But the similarities with the Kanun are less striking than the differences. Alfred’s law code didn’t just codify and rationalize existing norms for dispute resolution; it also brought these under the authority of the newly emerging state (recall that the Albanian Kanun wasn’t written down, and wasn’t even recorded until the early twentieth century). This is significant for at least two reasons. First, it underscores the distinction between the feud in an environment without state authority and the beginning of a process of conflict resolution managed by the state. Once the king’s law code asserts how various conflicts are to be resolved, the next step is for the state to start doing the resolving, which is exactly what eventually happened after Alfred. Second, the law code reminds us again that Alfred, as a leader shackled by existing institutions and norms, wasn’t so much imposing his laws upon society as he was working with society and its assemblies to rationalize existing norms. This is all in evidence in Edgar’s coronation oath at Bath, which forms the basis for the modern British coronation ceremony. Edgar promised to judge with justice and mercy. It is also clearly visible in key moments in post-Alfredean England, particularly the reigns of Æthelred (“the Unready”), Cnut, and Edward (“the Confessor”). Æthelred suffered a series of military defeats at the hands of the Danes and took refuge in Normandy in France. He was recalled by “all the councillors (pa witan ealle) who were in England,” but on terms that were clearly imposed by the witan involving reforms of his laws and behavior.

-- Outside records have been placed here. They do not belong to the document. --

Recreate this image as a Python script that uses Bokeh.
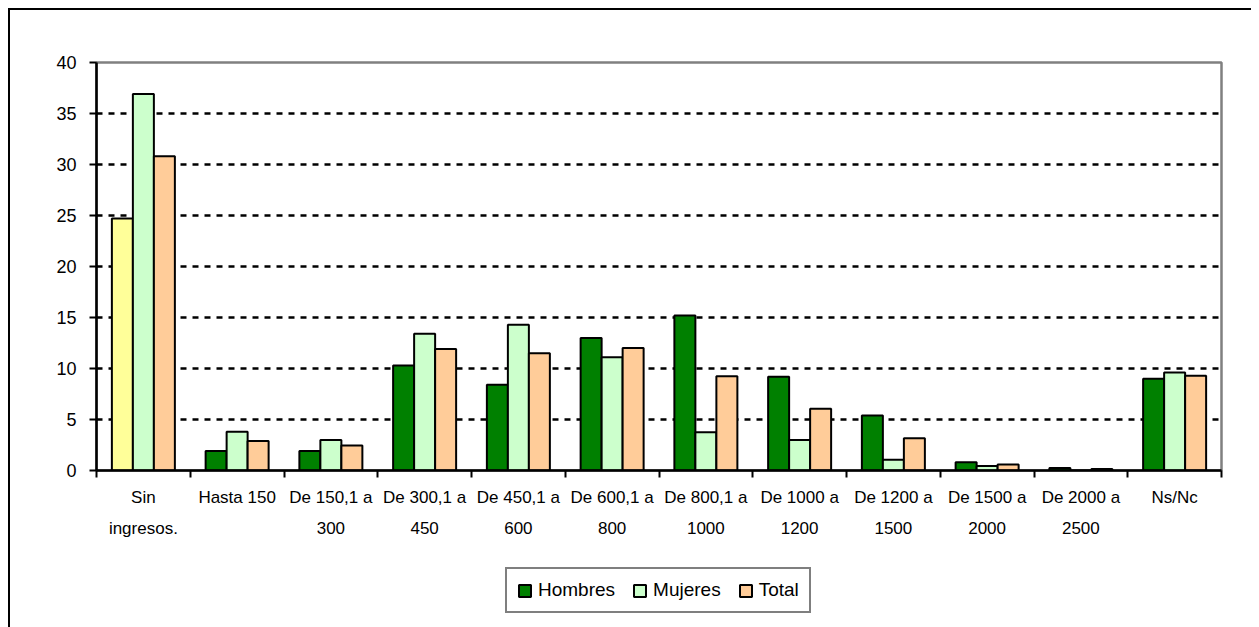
from bokeh.plotting import figure
from bokeh.models import Range1d, FixedTicker, Legend, LegendItem, Column
from bokeh.embed import file_html
from bokeh.resources import INLINE

categories = ["Sin\ningresos.", "Hasta 150", "De 150,1 a\n300", "De 300,1 a\n450",
              "De 450,1 a\n600", "De 600,1 a\n800", "De 800,1 a\n1000", "De 1000 a\n1200",
              "De 1200 a\n1500", "De 1500 a\n2000", "De 2000 a\n2500", "Ns/Nc"]
hombres = [24.7, 1.9, 1.9, 10.3, 8.4, 13.0, 15.2, 9.2, 5.4, 0.8, 0.25, 9.0]
mujeres = [36.9, 3.8, 3.0, 13.4, 14.3, 11.1, 3.75, 3.0, 1.05, 0.45, 0.0, 9.6]
total = [30.8, 2.9, 2.45, 11.9, 11.5, 12.0, 9.25, 6.05, 3.15, 0.6, 0.15, 9.3]
series_names = ["Hombres", "Mujeres", "Total"]
y_ticks = [0, 5, 10, 15, 20, 25, 30, 35, 40]

FONT = "Liberation Sans, Arial, sans-serif"
COLORS = ["#008000", "#CCFFCC", "#FFCC99"]
SIN_COLOR = "#FFFF99"
BW = 0.224
n = len(categories)
centers = [i + 0.5 for i in range(n)]

p = figure(frame_width=1125, frame_height=408, output_backend="svg", toolbar_location=None,
           x_range=Range1d(0, n), y_range=Range1d(0, 40),
           min_border_left=86, min_border_right=30, min_border_top=52, min_border_bottom=90,
           background_fill_color="white", border_fill_color="white")

p.outline_line_color = "#808080"
p.outline_line_width = 2.5

# grid
p.xgrid.visible = False
p.ygrid.ticker = FixedTicker(ticks=y_ticks[1:-1])
p.ygrid.grid_line_color = "black"
p.ygrid.grid_line_width = 2.5
p.ygrid.grid_line_dash = "6 6"

# y axis
p.yaxis.ticker = FixedTicker(ticks=y_ticks)
p.yaxis.axis_line_color = "black"
p.yaxis.axis_line_width = 2.5
p.yaxis.major_tick_line_color = "black"
p.yaxis.major_tick_line_width = 2
p.yaxis.major_tick_in = 0
p.yaxis.major_tick_out = 7
p.yaxis.minor_tick_line_color = None
p.yaxis.major_label_standoff = 13
p.yaxis.major_label_text_font = FONT
p.yaxis.major_label_text_font_size = "18px"
p.yaxis.major_label_text_color = "black"

# x axis: ticks at category boundaries (minor), labels at centers (major)
p.xaxis.ticker = FixedTicker(ticks=centers, minor_ticks=list(range(n + 1)))
p.xaxis.major_label_overrides = {c: lab for c, lab in zip(centers, categories)}
p.xaxis.axis_line_color = "black"
p.xaxis.axis_line_width = 2.5
p.xaxis.major_tick_line_color = None
p.xaxis.major_tick_in = 0
p.xaxis.major_tick_out = 0
p.xaxis.minor_tick_line_color = "black"
p.xaxis.minor_tick_line_width = 2
p.xaxis.minor_tick_in = 0
p.xaxis.minor_tick_out = 7
p.xaxis.major_label_standoff = 10
p.xaxis.major_label_text_font = FONT
p.xaxis.major_label_text_font_size = "17px"
p.xaxis.major_label_text_color = "black"
p.xaxis.major_label_text_line_height = 1.65

# bars
p.vbar(x=[centers[0] - BW], top=[hombres[0]], width=BW, bottom=0,
       fill_color=SIN_COLOR, line_color="black", line_width=2)
p.vbar(x=[c - BW for c in centers[1:]], top=hombres[1:], width=BW, bottom=0,
       fill_color=COLORS[0], line_color="black", line_width=2)
p.vbar(x=centers, top=mujeres, width=BW, bottom=0,
       fill_color=COLORS[1], line_color="black", line_width=2)
p.vbar(x=[c + BW for c in centers], top=total, width=BW, bottom=0,
       fill_color=COLORS[2], line_color="black", line_width=2)

# legend strip (separate small figure under the chart)
lg = figure(width=1241, height=67, output_backend="svg", toolbar_location=None,
            x_range=Range1d(0, 1), y_range=Range1d(0, 1),
            min_border=0, x_axis_location=None, y_axis_location=None,
            background_fill_color="white", border_fill_color="white")
lg.outline_line_color = None
lg.xgrid.visible = False
lg.ygrid.visible = False
items = []
for name, col in zip(series_names, COLORS):
    # legend-only swatch renderers: NaN position so nothing is drawn in the strip
    r = lg.vbar(x=[float("nan")], top=[float("nan")], bottom=[float("nan")], width=0.1,
                fill_color=col, line_color="black", line_width=2)
    items.append(LegendItem(label=name, renderers=[r]))
legend = Legend(items=items, orientation="horizontal", location=(409, 14))
legend.label_text_font = FONT
legend.label_text_font_size = "19px"
legend.label_text_color = "black"
legend.glyph_width = 15
legend.glyph_height = 15
legend.label_standoff = 6
legend.spacing = 17
legend.padding = 10
legend.margin = 0
legend.border_line_color = "black"
legend.border_line_width = 2
legend.background_fill_color = "white"
legend.background_fill_alpha = 1
lg.add_layout(legend, "center")

layout = Column(children=[p, lg], spacing=0,
                styles={"border-top": "2px solid black", "border-left": "2px solid black",
                        "margin-top": "8px", "margin-left": "8px"})

open("out.html", "w").write(file_html(layout, INLINE))
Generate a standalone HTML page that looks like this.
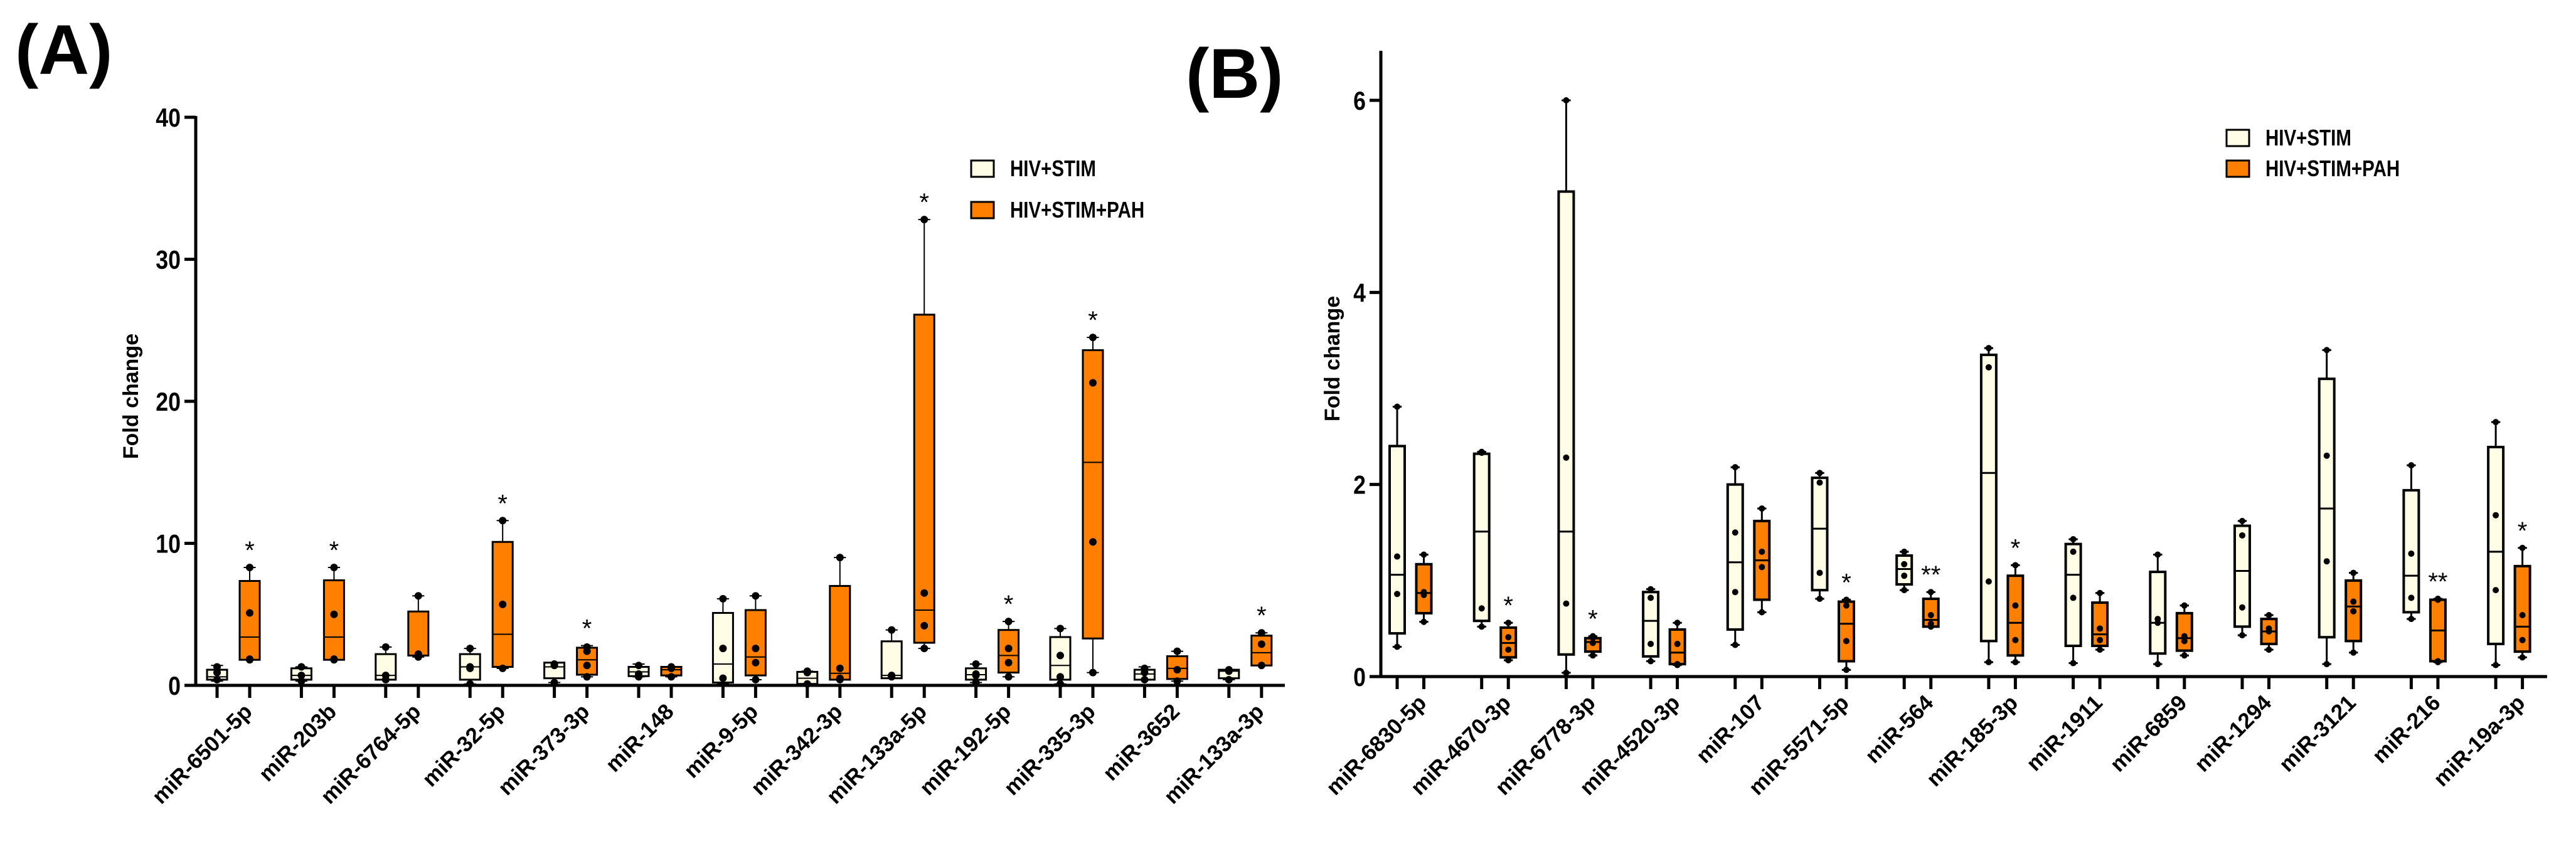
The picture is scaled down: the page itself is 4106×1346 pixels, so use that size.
<!DOCTYPE html>
<html><head><meta charset="utf-8"><style>
html,body{margin:0;padding:0;background:#fff;}
svg{display:block;font-family:"Liberation Sans",Arial,sans-serif;}
</style></head><body>
<svg id="fig" width="4106" height="1346" viewBox="0 0 4106 1346" xmlns="http://www.w3.org/2000/svg">
<text x="24" y="118" font-size="112" font-weight="bold">(A)</text>
<text x="1890" y="156" font-size="112" font-weight="bold">(B)</text>
<g id="pa"></g>
<g id="pb"></g>
</svg>
<script>
// ---- Panel A data ----
const catsA = ["miR-6501-5p","miR-203b","miR-6764-5p","miR-32-5p","miR-373-3p","miR-148","miR-9-5p","miR-342-3p","miR-133a-5p","miR-192-5p","miR-335-3p","miR-3652","miR-133a-3p"];
// [min,q1,median,q3,max]
const stimA = [[0.3,0.4,0.6,1.1,1.4],[0.3,0.4,0.7,1.2,1.3],[0.4,0.4,0.7,2.2,2.7],[0.1,0.4,1.3,2.2,2.6],[0.2,0.5,1.3,1.6,1.6],[0.6,0.65,0.95,1.3,1.5],[0.1,0.2,1.5,5.1,6.1],[0.1,0.1,0.5,0.95,1.0],[0.5,0.5,0.7,3.1,3.9],[0.2,0.4,0.75,1.2,1.5],[0.1,0.4,1.4,3.4,4.0],[0.4,0.4,0.8,1.1,1.3],[0.4,0.5,1.0,1.1,1.1]];
const pahA = [[1.8,1.8,3.4,7.35,8.3],[1.8,1.8,3.4,7.4,8.3],[2.0,2.1,2.1,5.2,6.3],[1.2,1.3,3.6,10.1,11.6],[0.6,0.75,1.8,2.65,2.8],[0.6,0.7,1.1,1.3,1.3],[0.4,0.7,2.0,5.3,6.3],[0.4,0.4,0.85,7.0,9.0],[2.6,3.0,5.3,26.1,32.8],[0.6,0.9,2.1,3.9,4.5],[0.9,3.3,15.7,23.6,24.5],[0.3,0.45,1.2,2.05,2.4],[1.4,1.4,2.3,3.5,3.7]];
const stimPtsA = [[0.4,0.9,1.3],[0.3,0.7,1.3],[0.4,0.7,2.7],[0.1,1.2,1.3,2.6],[0.2,1.4,1.5],[0.6,0.8,1.4],[0.5,2.6,6.1],[0.1,0.9,1.0],[0.6,0.7,3.9],[0.2,0.7,0.8,1.5],[0.1,0.6,2.1,4.0],[0.4,0.9,1.2],[0.4,1.0,1.1]];
const pahPtsA = [[1.8,1.85,5.1,8.3],[1.8,1.85,5.0,8.3],[2.0,2.1,2.2,6.3],[1.2,5.7,11.6],[0.6,1.4,2.4,2.7],[0.6,1.2,1.3],[0.4,1.6,2.6,6.3],[0.4,0.5,1.2,9.0],[2.6,4.2,6.5,32.8],[0.6,1.6,2.6,4.5],[0.9,10.1,21.3,24.5],[0.3,1.1,2.4],[1.4,2.9,3.7]];
const sigA = ["*","*","","*","*","","","","*","*","*","","*"];
const ticksA = [0,10,20,30,40];

// ---- Panel B data ----
const catsB = ["miR-6830-5p","miR-4670-3p","miR-6778-3p","miR-4520-3p","miR-107","miR-5571-5p","miR-564","miR-185-3p","miR-1911","miR-6859","miR-1294","miR-3121","miR-216","miR-19a-3p"];
const stimB = [[0.31,0.45,1.06,2.4,2.81],[0.52,0.58,1.51,2.32,2.34],[0.04,0.23,1.51,5.05,6.0],[0.16,0.21,0.58,0.88,0.91],[0.33,0.49,1.19,2.0,2.18],[0.81,0.9,1.54,2.07,2.12],[0.9,0.96,1.12,1.26,1.3],[0.15,0.37,2.12,3.35,3.42],[0.14,0.32,1.06,1.38,1.43],[0.13,0.24,0.56,1.09,1.27],[0.43,0.52,1.1,1.57,1.62],[0.13,0.41,1.75,3.1,3.4],[0.6,0.67,1.05,1.94,2.2],[0.12,0.34,1.3,2.39,2.65]];
const pahB = [[0.57,0.66,0.87,1.17,1.27],[0.17,0.2,0.35,0.51,0.56],[0.22,0.26,0.36,0.4,0.42],[0.12,0.13,0.25,0.49,0.56],[0.67,0.8,1.21,1.62,1.75],[0.07,0.16,0.55,0.78,0.8],[0.52,0.52,0.59,0.81,0.88],[0.15,0.22,0.56,1.05,1.16],[0.28,0.32,0.44,0.77,0.87],[0.22,0.27,0.4,0.66,0.74],[0.28,0.34,0.47,0.6,0.64],[0.25,0.37,0.73,1.0,1.08],[0.15,0.16,0.48,0.8,0.81],[0.2,0.26,0.52,1.15,1.34]];
const stimPtsB = [[0.31,0.86,1.25,2.81],[0.52,0.71,2.33,2.34],[0.04,0.76,2.28,6.0],[0.16,0.34,0.82,0.91],[0.33,0.88,1.5,2.18],[0.81,1.08,2.02,2.12],[0.9,1.05,1.17,1.3],[0.15,0.99,3.22,3.42],[0.14,0.82,1.3,1.43],[0.13,0.56,0.6,1.27],[0.43,0.72,1.47,1.62],[0.13,1.2,2.3,3.4],[0.6,0.82,1.28,2.2],[0.12,0.9,1.68,2.65]];
const pahPtsB = [[0.57,0.85,0.88,1.27],[0.17,0.28,0.41,0.56],[0.22,0.35,0.4,0.42],[0.12,0.13,0.34,0.56],[0.67,1.14,1.3,1.75],[0.07,0.37,0.74,0.8],[0.52,0.55,0.64,0.88],[0.15,0.38,0.74,1.16],[0.28,0.38,0.5,0.87],[0.22,0.37,0.42,0.74],[0.28,0.47,0.5,0.64],[0.25,0.68,0.78,1.08],[0.15,0.16,0.8,0.81],[0.2,0.38,0.64,1.34]];
const sigB = ["","*","*","","","*","**","*","","","","","**","*"];
const ticksB = [0,2,4,6];

const NS="http://www.w3.org/2000/svg";
function mk(parent,tag,attrs){const e=document.createElementNS(NS,tag);for(const k in attrs)e.setAttribute(k,attrs[k]);parent.appendChild(e);return e;}

function drawPanel(g,cfg){
  const yS=v=>cfg.y0-(v-0)*(cfg.y0-cfg.yTop)/cfg.max;
  const xS=(i,s)=>cfg.x0+i*cfg.step+s*cfg.off;
  let ya=mk(g,"line",{x1:cfg.ax,y1:cfg.axTop,x2:cfg.ax,y2:cfg.y0+2,stroke:"#000","stroke-width":cfg.aw});
  
  
  let xa=mk(g,"line",{x1:cfg.ax-18,y1:cfg.y0,x2:cfg.xEnd,y2:cfg.y0,stroke:"#000","stroke-width":cfg.aw});
  
  
  cfg.ticks.forEach(t=>{
    let tl=mk(g,"line",{x1:cfg.ax-18,y1:yS(t),x2:cfg.ax,y2:yS(t),stroke:"#000","stroke-width":cfg.aw});
    
    
    const tx0=cfg.ax-24;
    let tx=mk(g,"text",{x:tx0,y:yS(t)+15,"text-anchor":"end","font-size":42,"font-weight":"bold",transform:`translate(${tx0},0) scale(0.85,1) translate(${-tx0},0)`});
    tx.textContent=t;
    
    
  });
  let yt=mk(g,"text",{x:0,y:0,"text-anchor":"middle","font-size":34,"font-weight":"bold",transform:`translate(${cfg.ytx},${cfg.yty}) rotate(-90)`});
  yt.textContent="Fold change";
  
  
  const half=cfg.bw/2, cap=cfg.bw*0.3;
  cfg.cats.forEach((c,i)=>{
    [[cfg.stim,cfg.stimPts,"#fffde6",0],[cfg.pah,cfg.pahPts,"#ff8000",1]].forEach(([box,pts,col,s])=>{
      const b=box[i], x=xS(i,s);
      let tk=mk(g,"line",{x1:x,y1:cfg.y0,x2:x,y2:cfg.y0+20,stroke:"#000","stroke-width":cfg.aw});
      
      
      let wh=mk(g,"line",{x1:x,y1:yS(b[4]),x2:x,y2:yS(b[0]),stroke:"#000","stroke-width":cfg.lw-1});
      
      
      [b[0],b[4]].forEach(v=>{
        let cp=mk(g,"line",{x1:x-cap,y1:yS(v),x2:x+cap,y2:yS(v),stroke:"#000","stroke-width":cfg.lw-1});
        
        
      });
      let r=mk(g,"rect",{x:x-half,y:yS(b[3]),width:cfg.bw,height:Math.max(1,yS(b[1])-yS(b[3])),fill:col,stroke:"#000","stroke-width":cfg.lw});
      
      
      let md=mk(g,"line",{x1:x-half,y1:yS(b[2]),x2:x+half,y2:yS(b[2]),stroke:"#000","stroke-width":cfg.lw-1});
      
      
      pts[i].forEach(v=>{
        let d=mk(g,"circle",{cx:x,cy:yS(v),r:cfg.pr,fill:"#000"});
        
        
      });
      if(s===1 && cfg.sig[i]){
        let st=mk(g,"text",{x:x,y:yS(b[4])-14,"text-anchor":"middle","font-size":40});
        st.textContent=cfg.sig[i];
        
        
      }
    });
    const lx=xS(i,1)+6, ly=cfg.y0+44;
    let lb=mk(g,"text",{x:0,y:0,"text-anchor":"end","font-size":35,"font-weight":"bold",transform:`translate(${lx},${ly}) rotate(-45)`});
    lb.textContent=c;
    
    
  });
  [["HIV+STIM","#fffde6"],["HIV+STIM+PAH","#ff8000"]].forEach(([t,col],k)=>{
    const ly=cfg.legY+k*cfg.legGap;
    let sq=mk(g,"rect",{x:cfg.legX,y:ly-13,width:36,height:26,fill:col,stroke:"#000","stroke-width":3});
    
    
    const lx0=cfg.legX+62;
    let lt=mk(g,"text",{x:lx0,y:ly+12,"font-size":36,"font-weight":"bold",transform:`translate(${lx0},0) scale(0.82,1) translate(${-lx0},0)`});
    lt.textContent=t;
    
    
  });
}

drawPanel(document.getElementById('pa'),{cats:catsA,stim:stimA,pah:pahA,stimPts:stimPtsA,pahPts:pahPtsA,sig:sigA,ticks:ticksA,
  y0:1093,yTop:187,max:40,ax:312,axTop:185,xEnd:2048,x0:346,step:134.4,off:52,bw:32,lw:3,aw:5,pr:6,
  ytx:220,yty:632,legX:1548,legY:269,legGap:66});
drawPanel(document.getElementById('pb'),{cats:catsB,stim:stimB,pah:pahB,stimPts:stimPtsB,pahPts:pahPtsB,sig:sigB,ticks:ticksB,
  y0:1079,yTop:160,max:6,ax:2201,axTop:81,xEnd:4060,x0:2227,step:134.7,off:42.5,bw:24,lw:4,aw:5,pr:5,
  ytx:2135,yty:572,legX:3549,legY:220,legGap:49});
</script>
</body></html>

The British historian Sir Frank Stenton pointed out that it was a moment of “great constitutional interest as the first recorded pact between an English king and his subjects.” Yet it was not a rupture with the past, but a continuation of Anglo-Saxon and Germanic political norms. Indeed, the witan made a similar constitutional deal with the Danish king Cnut when they accepted him as king in 1016. And in 1041 when Edward, who had also been in exile, returned to England from Normandy, “the thegns of all England” met him where he landed at Hurst Head on the Hampshire coast and told him they would only accept him to be king if he swore to uphold Cnut’s laws.

1066 and All That

In 1066, England was invaded by William “the Conqueror” and his Norman army, which decisively defeated the English forces at the battle of Hastings in Sussex, killing their leader, Harold Godwinson, in the process. William expropriated the Anglo-Saxon aristocracy and implemented the feudal system created by the late Carolingian kings in France. To head off dissent, he claimed to be the legitimate king of England because Edward the Confessor supposedly named him as his heir during Edward’s years of exile in Normandy. In the photography section we include a scene from the Bayeux Tapestry, woven by the women of the Norman court to celebrate 1066, that shows Edward instructing Harold Godwinson to travel to Normandy and confirm that William is his successor. Hence one of William’s first acts was to reconfirm Edward’s law codes. But this act also reaffirmed the shackles that existed before the Conqueror had arrived, ensuring continuity between the two regimes.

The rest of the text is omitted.